Description of the task: Take the lines of the data below from the very first through the line containing "from bokeh.resources import INLINE" and output them exactly, pictures excluded.

Data extract:
■ ■ ■ ■

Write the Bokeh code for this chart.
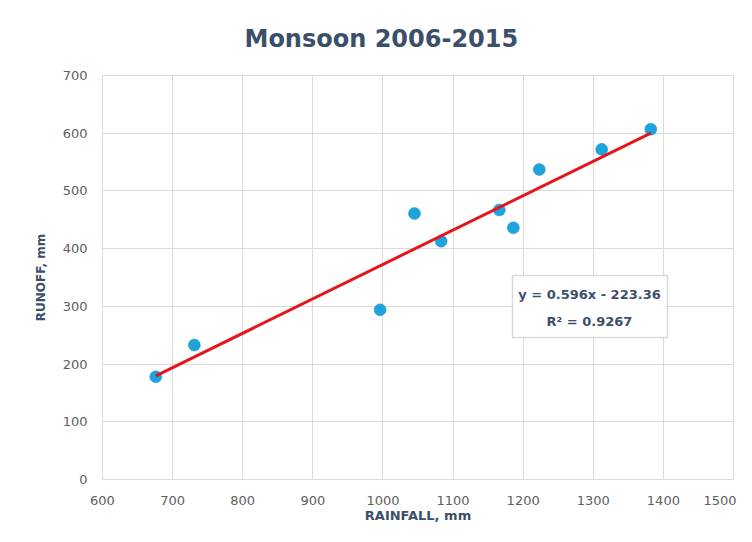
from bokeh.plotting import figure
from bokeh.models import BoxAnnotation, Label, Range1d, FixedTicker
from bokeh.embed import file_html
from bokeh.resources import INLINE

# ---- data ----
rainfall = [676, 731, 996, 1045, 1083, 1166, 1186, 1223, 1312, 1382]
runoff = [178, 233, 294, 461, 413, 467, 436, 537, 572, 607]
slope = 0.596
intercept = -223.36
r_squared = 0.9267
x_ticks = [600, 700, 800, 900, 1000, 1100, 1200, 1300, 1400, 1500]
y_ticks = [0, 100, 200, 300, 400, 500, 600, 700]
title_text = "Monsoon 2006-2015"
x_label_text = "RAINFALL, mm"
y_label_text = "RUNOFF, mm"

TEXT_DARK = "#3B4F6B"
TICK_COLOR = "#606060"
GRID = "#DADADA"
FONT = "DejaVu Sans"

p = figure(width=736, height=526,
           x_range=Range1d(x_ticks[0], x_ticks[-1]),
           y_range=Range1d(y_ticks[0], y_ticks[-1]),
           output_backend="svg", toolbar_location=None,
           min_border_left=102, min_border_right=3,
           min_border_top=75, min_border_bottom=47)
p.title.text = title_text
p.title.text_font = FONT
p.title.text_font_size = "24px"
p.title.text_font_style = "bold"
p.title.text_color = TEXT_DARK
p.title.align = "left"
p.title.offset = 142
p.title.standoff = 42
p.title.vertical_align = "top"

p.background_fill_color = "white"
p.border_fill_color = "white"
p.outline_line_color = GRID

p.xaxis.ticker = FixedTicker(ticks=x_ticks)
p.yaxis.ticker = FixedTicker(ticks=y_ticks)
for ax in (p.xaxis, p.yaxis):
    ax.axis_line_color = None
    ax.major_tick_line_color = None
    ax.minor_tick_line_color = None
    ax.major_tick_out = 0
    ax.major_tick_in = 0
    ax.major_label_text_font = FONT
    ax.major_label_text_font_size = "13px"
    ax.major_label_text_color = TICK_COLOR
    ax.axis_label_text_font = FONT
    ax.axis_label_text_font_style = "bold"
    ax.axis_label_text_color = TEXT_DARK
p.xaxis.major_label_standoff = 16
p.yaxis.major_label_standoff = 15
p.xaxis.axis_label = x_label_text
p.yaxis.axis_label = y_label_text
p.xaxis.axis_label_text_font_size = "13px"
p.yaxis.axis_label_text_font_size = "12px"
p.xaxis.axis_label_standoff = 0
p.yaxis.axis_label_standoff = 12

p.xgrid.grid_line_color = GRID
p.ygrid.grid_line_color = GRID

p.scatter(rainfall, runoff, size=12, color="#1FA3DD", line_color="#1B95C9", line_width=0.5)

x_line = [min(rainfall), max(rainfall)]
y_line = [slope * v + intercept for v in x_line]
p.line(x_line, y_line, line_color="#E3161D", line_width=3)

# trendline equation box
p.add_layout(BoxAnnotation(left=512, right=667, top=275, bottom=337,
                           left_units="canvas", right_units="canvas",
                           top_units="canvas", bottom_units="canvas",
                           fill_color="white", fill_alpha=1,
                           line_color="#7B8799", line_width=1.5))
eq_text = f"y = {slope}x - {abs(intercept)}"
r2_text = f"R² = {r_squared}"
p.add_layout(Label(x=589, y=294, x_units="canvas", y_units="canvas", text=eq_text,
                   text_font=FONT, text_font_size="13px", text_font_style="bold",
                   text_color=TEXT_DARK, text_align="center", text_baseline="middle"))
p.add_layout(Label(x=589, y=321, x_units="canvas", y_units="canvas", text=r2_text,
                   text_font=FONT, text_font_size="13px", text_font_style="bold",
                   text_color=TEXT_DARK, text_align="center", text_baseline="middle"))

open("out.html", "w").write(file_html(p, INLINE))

■ ■ ■ ■

Task answer:
Write the Bokeh code for this chart.
from bokeh.plotting import figure
from bokeh.models import BoxAnnotation, Label, Range1d, FixedTicker
from bokeh.embed import file_html
from bokeh.resources import INLINE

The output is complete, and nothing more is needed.